Charts and diagrams as code:
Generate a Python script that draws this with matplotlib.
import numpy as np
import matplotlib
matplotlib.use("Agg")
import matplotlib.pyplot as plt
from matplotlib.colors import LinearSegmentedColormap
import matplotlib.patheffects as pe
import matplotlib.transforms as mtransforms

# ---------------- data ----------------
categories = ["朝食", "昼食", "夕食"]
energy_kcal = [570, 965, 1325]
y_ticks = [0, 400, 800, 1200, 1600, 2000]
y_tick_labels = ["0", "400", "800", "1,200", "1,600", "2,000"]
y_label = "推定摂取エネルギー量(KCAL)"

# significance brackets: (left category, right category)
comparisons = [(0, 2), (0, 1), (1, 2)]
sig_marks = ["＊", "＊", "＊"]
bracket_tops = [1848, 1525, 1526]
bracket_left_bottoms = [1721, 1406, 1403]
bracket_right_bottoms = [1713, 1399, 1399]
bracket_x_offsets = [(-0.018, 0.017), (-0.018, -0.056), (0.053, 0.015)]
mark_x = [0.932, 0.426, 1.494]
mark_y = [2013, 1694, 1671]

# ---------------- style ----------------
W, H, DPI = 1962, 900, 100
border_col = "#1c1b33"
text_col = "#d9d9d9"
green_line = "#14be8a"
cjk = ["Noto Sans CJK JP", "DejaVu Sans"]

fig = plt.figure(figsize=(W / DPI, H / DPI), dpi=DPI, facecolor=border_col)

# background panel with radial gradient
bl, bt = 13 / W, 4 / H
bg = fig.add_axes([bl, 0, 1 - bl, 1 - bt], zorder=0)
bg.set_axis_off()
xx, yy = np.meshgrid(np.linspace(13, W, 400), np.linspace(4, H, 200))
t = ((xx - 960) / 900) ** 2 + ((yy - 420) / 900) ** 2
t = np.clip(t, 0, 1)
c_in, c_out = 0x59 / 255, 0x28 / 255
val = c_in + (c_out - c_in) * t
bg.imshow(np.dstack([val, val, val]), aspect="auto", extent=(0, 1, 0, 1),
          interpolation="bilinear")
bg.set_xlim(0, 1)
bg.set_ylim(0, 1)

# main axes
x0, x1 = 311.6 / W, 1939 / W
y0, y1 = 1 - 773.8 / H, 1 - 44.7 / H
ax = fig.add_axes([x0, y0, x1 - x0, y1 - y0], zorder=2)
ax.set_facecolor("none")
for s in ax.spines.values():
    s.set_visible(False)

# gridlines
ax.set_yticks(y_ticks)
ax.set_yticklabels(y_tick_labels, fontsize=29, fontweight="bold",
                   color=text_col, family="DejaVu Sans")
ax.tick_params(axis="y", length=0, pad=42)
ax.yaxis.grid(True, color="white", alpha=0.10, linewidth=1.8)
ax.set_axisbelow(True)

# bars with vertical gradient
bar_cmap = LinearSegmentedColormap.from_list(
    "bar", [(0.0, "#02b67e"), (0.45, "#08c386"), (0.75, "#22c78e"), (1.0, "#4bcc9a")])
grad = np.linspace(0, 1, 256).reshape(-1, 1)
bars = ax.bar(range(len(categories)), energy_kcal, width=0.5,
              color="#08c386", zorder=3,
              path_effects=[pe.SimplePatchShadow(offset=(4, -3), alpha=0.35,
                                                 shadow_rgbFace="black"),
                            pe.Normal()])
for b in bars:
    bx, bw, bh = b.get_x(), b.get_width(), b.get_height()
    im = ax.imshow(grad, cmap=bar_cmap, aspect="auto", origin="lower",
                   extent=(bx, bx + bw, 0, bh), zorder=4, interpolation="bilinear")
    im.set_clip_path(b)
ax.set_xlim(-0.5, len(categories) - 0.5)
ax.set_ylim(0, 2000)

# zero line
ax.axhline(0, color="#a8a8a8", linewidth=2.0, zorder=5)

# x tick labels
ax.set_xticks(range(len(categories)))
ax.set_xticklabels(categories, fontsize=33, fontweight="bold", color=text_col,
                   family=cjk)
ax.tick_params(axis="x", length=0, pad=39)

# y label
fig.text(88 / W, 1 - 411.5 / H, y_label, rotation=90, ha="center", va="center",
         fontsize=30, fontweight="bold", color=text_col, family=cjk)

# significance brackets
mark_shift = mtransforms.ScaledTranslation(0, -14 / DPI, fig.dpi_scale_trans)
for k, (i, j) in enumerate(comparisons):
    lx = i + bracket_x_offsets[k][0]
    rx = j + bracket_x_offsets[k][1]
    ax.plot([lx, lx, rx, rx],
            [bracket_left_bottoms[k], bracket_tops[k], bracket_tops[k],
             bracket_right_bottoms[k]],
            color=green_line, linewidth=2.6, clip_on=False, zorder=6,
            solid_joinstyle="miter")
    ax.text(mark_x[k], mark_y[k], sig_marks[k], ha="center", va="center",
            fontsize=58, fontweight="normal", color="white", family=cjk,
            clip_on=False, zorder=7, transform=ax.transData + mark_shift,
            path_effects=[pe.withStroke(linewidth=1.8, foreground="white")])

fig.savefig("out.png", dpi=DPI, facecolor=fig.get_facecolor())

==

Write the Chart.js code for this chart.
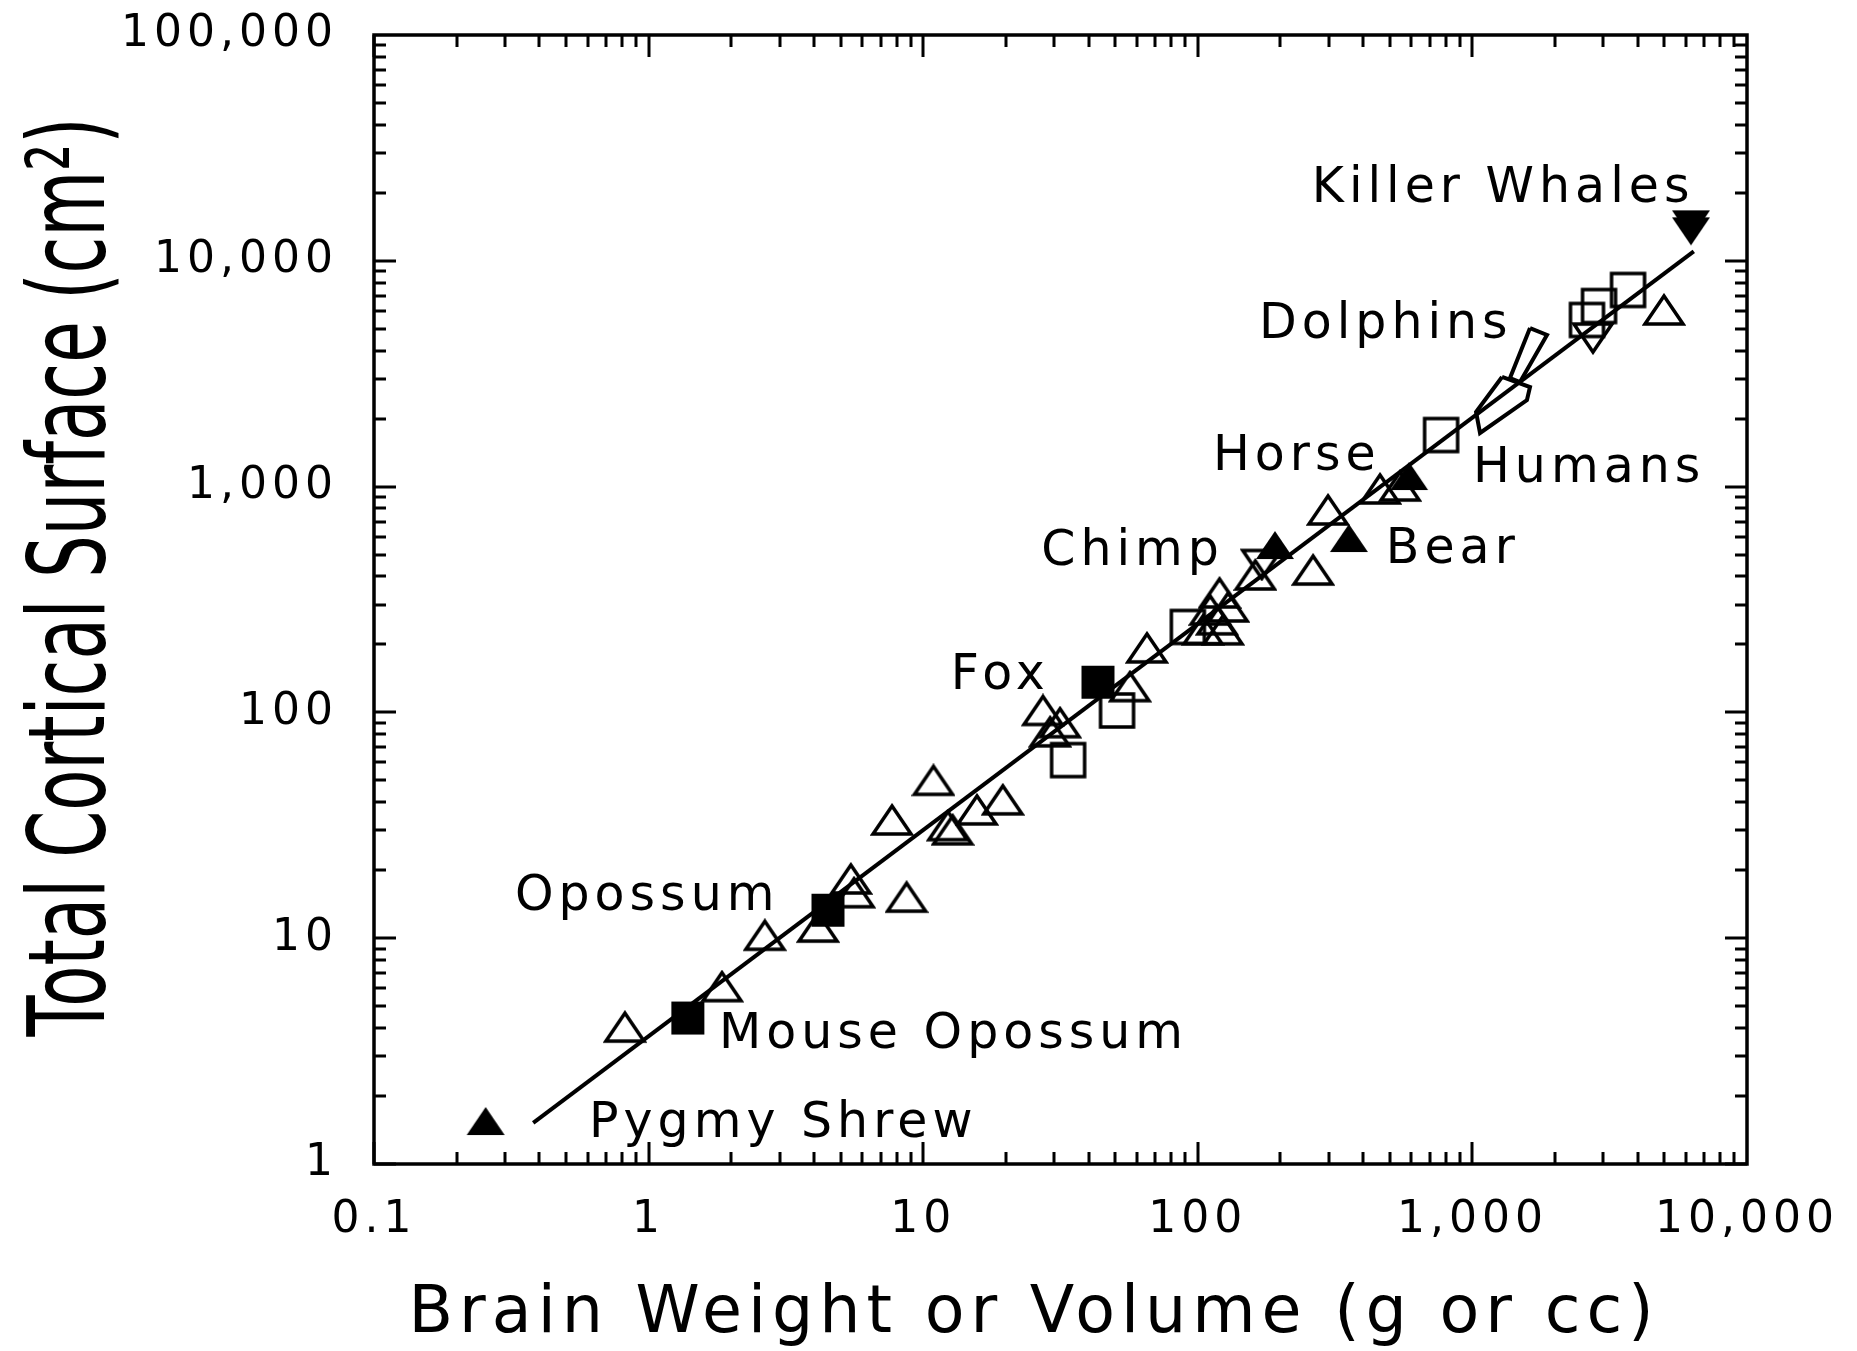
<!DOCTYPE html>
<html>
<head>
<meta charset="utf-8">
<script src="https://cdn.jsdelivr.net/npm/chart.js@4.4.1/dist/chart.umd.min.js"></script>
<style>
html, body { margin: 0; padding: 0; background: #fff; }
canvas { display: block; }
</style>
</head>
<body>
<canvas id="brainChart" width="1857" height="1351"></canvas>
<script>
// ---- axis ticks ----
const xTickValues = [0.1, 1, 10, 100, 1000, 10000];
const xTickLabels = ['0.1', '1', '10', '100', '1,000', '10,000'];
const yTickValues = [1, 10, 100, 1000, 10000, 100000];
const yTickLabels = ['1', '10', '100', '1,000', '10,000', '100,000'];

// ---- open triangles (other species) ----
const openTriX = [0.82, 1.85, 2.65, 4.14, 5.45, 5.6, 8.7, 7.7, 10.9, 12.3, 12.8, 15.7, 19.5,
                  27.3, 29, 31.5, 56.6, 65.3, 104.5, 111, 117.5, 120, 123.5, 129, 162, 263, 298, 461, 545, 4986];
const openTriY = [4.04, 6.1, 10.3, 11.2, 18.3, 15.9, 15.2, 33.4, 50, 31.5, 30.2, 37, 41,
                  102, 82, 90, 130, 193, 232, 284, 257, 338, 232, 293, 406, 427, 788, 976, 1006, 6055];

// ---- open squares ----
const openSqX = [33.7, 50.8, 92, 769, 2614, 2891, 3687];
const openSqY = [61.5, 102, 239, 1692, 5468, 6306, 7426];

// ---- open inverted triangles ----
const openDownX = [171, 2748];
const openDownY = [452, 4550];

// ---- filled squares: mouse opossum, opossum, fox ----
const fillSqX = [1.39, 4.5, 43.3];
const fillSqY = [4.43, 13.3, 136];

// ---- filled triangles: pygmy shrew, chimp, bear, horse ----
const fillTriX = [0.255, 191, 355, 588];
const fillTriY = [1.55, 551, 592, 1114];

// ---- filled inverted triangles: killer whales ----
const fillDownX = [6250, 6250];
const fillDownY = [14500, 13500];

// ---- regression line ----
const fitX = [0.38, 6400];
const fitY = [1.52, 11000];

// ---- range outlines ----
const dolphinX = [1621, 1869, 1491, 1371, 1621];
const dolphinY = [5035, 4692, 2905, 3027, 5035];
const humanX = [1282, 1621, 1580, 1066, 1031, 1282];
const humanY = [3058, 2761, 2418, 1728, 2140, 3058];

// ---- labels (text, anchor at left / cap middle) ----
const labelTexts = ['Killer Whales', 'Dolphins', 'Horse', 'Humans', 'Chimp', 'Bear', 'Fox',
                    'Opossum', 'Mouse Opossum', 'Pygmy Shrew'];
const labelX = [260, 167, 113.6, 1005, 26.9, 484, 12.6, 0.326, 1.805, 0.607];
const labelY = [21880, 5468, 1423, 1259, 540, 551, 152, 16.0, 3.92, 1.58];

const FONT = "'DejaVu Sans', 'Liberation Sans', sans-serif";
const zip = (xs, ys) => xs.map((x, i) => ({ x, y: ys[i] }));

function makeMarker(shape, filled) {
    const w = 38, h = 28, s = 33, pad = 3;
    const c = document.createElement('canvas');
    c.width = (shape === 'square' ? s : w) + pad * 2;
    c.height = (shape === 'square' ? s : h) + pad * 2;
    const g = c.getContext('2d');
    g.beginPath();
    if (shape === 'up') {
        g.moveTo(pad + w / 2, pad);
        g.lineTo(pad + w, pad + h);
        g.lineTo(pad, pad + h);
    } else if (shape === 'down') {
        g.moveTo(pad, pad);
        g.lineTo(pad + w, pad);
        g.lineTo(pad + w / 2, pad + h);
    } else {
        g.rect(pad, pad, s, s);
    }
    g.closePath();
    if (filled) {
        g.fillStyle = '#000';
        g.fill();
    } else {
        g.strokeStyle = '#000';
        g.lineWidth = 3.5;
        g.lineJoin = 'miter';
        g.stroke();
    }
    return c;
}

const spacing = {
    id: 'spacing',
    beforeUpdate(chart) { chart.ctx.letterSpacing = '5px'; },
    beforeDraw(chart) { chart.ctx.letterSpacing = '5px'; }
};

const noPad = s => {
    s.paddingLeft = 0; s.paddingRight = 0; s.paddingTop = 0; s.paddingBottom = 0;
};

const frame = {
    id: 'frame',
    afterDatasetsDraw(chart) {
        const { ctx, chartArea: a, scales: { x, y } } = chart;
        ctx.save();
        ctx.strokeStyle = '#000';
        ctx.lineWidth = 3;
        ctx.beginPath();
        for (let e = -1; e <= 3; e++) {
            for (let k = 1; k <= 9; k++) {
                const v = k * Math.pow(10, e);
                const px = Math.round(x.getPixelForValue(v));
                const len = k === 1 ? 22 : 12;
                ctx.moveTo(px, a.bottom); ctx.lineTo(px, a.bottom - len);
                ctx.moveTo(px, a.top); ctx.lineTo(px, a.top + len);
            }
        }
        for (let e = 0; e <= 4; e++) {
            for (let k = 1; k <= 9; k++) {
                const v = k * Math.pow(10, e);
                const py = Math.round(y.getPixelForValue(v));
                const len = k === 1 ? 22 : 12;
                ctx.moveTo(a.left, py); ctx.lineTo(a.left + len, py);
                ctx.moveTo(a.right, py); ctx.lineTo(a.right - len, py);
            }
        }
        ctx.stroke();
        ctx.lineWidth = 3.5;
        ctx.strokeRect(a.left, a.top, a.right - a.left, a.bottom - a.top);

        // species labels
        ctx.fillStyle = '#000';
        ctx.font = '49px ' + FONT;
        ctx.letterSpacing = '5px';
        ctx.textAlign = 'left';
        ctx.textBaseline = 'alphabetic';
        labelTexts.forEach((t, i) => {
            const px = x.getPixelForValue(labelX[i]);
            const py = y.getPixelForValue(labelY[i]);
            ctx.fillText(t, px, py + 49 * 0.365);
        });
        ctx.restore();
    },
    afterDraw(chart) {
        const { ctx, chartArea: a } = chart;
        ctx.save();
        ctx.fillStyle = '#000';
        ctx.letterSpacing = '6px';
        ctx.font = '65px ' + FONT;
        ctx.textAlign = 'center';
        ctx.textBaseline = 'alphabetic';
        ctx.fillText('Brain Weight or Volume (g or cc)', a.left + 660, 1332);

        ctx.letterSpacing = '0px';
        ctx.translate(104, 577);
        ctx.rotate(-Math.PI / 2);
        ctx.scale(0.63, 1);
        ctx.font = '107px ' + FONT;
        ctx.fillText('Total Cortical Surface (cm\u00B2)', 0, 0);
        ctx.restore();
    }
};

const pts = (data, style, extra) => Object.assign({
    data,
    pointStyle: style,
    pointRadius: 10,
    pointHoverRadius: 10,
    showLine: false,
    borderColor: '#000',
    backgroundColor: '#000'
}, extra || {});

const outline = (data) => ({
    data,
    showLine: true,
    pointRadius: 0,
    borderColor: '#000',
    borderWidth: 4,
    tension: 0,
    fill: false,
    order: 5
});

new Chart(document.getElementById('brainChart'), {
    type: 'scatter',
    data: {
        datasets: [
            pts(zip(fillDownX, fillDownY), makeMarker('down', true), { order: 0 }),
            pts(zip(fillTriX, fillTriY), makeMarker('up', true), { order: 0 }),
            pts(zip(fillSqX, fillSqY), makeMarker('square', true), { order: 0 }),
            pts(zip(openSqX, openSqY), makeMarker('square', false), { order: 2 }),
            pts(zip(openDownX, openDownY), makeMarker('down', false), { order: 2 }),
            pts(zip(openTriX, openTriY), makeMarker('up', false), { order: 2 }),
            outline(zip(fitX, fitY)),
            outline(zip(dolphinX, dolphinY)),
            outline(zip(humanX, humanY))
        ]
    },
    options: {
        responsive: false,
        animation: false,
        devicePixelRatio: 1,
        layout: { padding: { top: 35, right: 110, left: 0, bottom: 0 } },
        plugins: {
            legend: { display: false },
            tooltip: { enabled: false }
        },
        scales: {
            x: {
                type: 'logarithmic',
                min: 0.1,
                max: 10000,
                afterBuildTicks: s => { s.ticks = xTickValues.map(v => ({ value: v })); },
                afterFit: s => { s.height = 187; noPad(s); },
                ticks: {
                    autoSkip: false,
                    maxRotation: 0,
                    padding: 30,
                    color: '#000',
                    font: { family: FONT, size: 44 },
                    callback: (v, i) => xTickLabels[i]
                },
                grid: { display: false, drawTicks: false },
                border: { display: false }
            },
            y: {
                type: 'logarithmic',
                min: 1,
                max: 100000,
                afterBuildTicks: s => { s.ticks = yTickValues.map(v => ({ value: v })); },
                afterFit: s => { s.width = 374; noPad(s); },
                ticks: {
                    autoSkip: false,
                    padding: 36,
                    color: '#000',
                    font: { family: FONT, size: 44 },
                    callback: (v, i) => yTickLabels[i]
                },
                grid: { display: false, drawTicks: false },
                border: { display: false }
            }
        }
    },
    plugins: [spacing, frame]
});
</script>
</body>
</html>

** TASK TO CARRY OUT **
Exactly as they stand, quote the lines beginning with the one that contains "Write the Chart.js code for this chart." and ending with the one that contains "['1', '10', '100', '1,000', '10,000', '100,000'];", with no pictures.

** SOLUTION FOR THIS EXERCISE **
Write the Chart.js code for this chart.
<!DOCTYPE html>
<html>
<head>
<meta charset="utf-8">
<script src="https://cdn.jsdelivr.net/npm/chart.js@4.4.1/dist/chart.umd.min.js"></script>
<style>
html, body { margin: 0; padding: 0; background: #fff; }
canvas { display: block; }
</style>
</head>
<body>
<canvas id="brainChart" width="1857" height="1351"></canvas>
<script>
// ---- axis ticks ----
const xTickValues = [0.1, 1, 10, 100, 1000, 10000];
const xTickLabels = ['0.1', '1', '10', '100', '1,000', '10,000'];
const yTickValues = [1, 10, 100, 1000, 10000, 100000];
const yTickLabels = ['1', '10', '100', '1,000', '10,000', '100,000'];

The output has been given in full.